Divulgado na plataforma Academia.edu (link: https://www.academia.edu/101378191/4384_Processos_decisorios_na_historia_do_Brasil_nacionais_e_diplomaticos_2023_)
Introdução: processos decisórios, por questões, atores e situações
Não existem decisões tomadas em abstrato. Elas só existem em face de um desafio concreto, apresentadas a pessoas, a empresas, a partidos, a governos, a países. Elas podem se apresentar como resultado de iniciativas próprias, e a reação que se espera a elas, ou em confronto com fatos, eventos, processos objetivos que partem de fora, e exigem uma resposta precisa do tomador de decisão, seja um indivíduo, seja um governo, seja um país.

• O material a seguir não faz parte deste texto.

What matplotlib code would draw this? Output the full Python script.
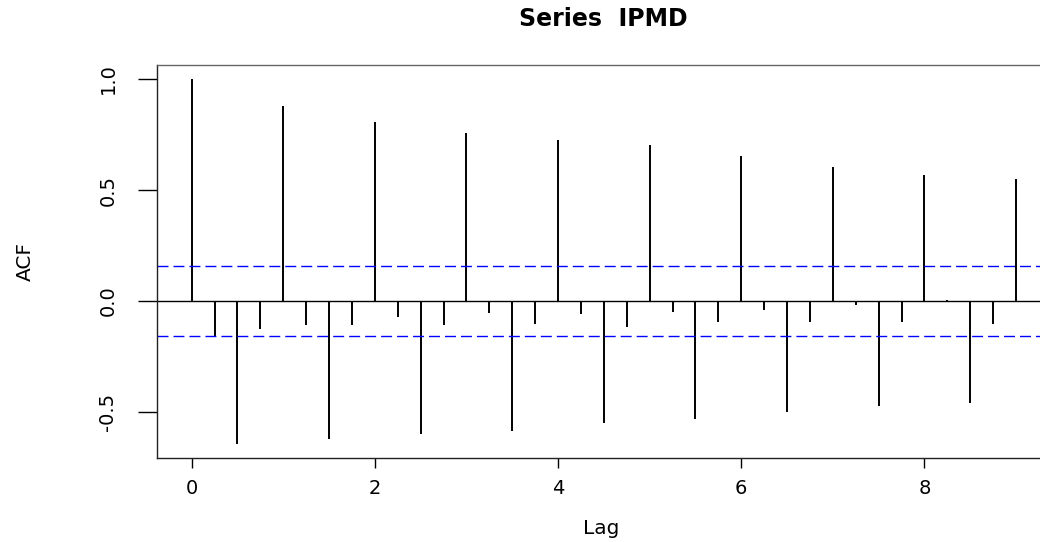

A literatura sobre decision-making process, o processo de tomada de decisão, é enorme, e cito apenas um exemplo, um clássico dos estudos nesse terreno: o livro de Graham Allison, The Essence of Decision, sobre o momento crucial da Guerra Fria geopolítica, em 1962, quando o mundo esteve à beira de uma conflagração nuclear em outubro de 1962, na reação dos Estados Unidos contra a instalação de mísseis soviéticos em Cuba. Esse autor, da universidade de Harvard, tornou-se novamente célebre mais recentemente ao propagar a possibilidade de uma nova conflagração entre os EUA e a China, baseando-se no precedente histórico da guerra do Peloponeso, por Tucídides, no que ele chamou de “armadilha de Tucídides”, o choque entre uma potência estabelecida e uma ascendente.
Meu capítulo sobre os processos decisórios na diplomacia brasileira, constante do livro Apogeu e Demolição da Política Externa (Appris, 2021) apresenta observações preliminares que fiz sobre a construção formal desse processo ao longo dos séculos XIX e XX no itinerário do Itamaraty e, nas duas últimas partes, minhas críticas a respeito do abandono das características altamente institucionalizadas desse processo por ocasião das diplomacias sob o lulopetismo e sob o bolsonarismo, ambas altamente personalizadas, no pior sentido da palavra possível, mas com alguma preservação de procedimentos no caso do primeiro e procedimentos absolutamente caóticos no segundo. Atualmente, voltamos a ficar com a personalização da política externa sob Lula 3, mas com plena participação do corpo profissional do Itamaraty nesse processo.
Proponho um exercício de reflexão e de retomada de análise sobre alguns dos momentos decisivos da História do Brasil, identificando episódios, atores envolvidos e os problemas da conjuntura, ou seja, o contexto da tomada de decisão. Sem elaborar a respeito, indico apenas alguns exemplos que podem permitir um aprofundamento da questão, cabendo agora aprofundar cada um dos episódios mencionados, seus atores principais e questões atinentes a cada um desses exemplos, mas divido a relação dos “grandes episódios” em duas listas, uma de questões de Estado e da nação, outra especificamente diplomática.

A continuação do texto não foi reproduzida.